◆ TASK TO COMPLETE: How many lines of the data hold the word "this"? State the number and nothing else.

START INFORMATION PROVIDED

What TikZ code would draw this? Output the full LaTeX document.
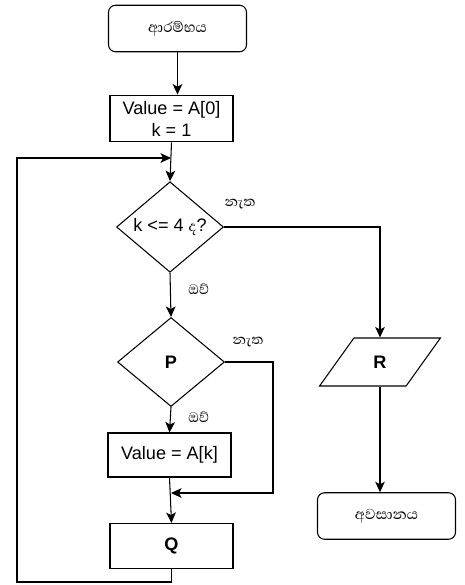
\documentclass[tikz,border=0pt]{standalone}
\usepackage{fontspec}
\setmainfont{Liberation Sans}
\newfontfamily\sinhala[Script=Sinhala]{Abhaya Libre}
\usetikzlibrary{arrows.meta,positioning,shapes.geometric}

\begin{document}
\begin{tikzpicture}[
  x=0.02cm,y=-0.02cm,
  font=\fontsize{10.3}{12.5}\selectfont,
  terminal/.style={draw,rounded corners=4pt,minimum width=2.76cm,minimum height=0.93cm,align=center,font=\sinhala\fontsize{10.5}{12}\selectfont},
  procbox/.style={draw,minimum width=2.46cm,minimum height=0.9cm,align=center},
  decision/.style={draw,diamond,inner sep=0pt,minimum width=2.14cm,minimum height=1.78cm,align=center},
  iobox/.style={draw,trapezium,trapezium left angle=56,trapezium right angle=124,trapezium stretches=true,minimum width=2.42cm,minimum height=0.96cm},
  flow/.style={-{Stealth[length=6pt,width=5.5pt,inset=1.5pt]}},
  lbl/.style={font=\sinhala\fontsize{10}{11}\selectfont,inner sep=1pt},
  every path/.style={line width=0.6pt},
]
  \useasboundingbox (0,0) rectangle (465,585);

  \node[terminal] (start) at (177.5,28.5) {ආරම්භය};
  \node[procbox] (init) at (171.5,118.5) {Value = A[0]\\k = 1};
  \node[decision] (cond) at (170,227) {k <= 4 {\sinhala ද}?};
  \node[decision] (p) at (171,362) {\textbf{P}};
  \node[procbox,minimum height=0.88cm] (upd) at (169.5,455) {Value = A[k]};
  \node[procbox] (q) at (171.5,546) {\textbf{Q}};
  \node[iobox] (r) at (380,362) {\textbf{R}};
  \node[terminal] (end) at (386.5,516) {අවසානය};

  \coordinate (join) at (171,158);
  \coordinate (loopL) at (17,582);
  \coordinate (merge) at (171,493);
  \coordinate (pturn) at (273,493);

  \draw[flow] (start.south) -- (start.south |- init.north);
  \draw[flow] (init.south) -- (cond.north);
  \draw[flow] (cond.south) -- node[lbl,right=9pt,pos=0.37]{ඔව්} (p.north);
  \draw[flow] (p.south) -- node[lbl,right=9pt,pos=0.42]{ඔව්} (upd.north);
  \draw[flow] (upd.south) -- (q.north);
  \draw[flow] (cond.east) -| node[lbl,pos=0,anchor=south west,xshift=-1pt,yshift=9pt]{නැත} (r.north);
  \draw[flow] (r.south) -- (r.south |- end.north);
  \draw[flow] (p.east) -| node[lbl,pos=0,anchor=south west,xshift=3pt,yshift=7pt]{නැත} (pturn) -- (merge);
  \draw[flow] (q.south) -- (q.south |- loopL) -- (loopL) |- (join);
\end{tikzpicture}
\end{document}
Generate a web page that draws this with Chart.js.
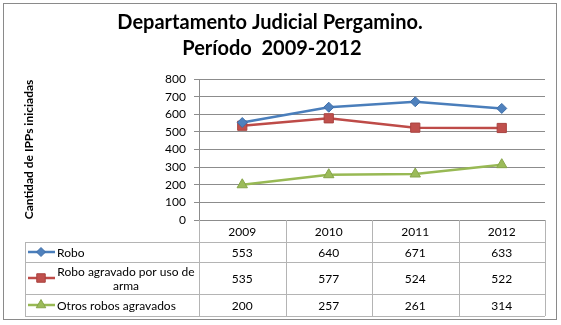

END INFORMATION PROVIDED

◆ CORRECT RESPONSE: 2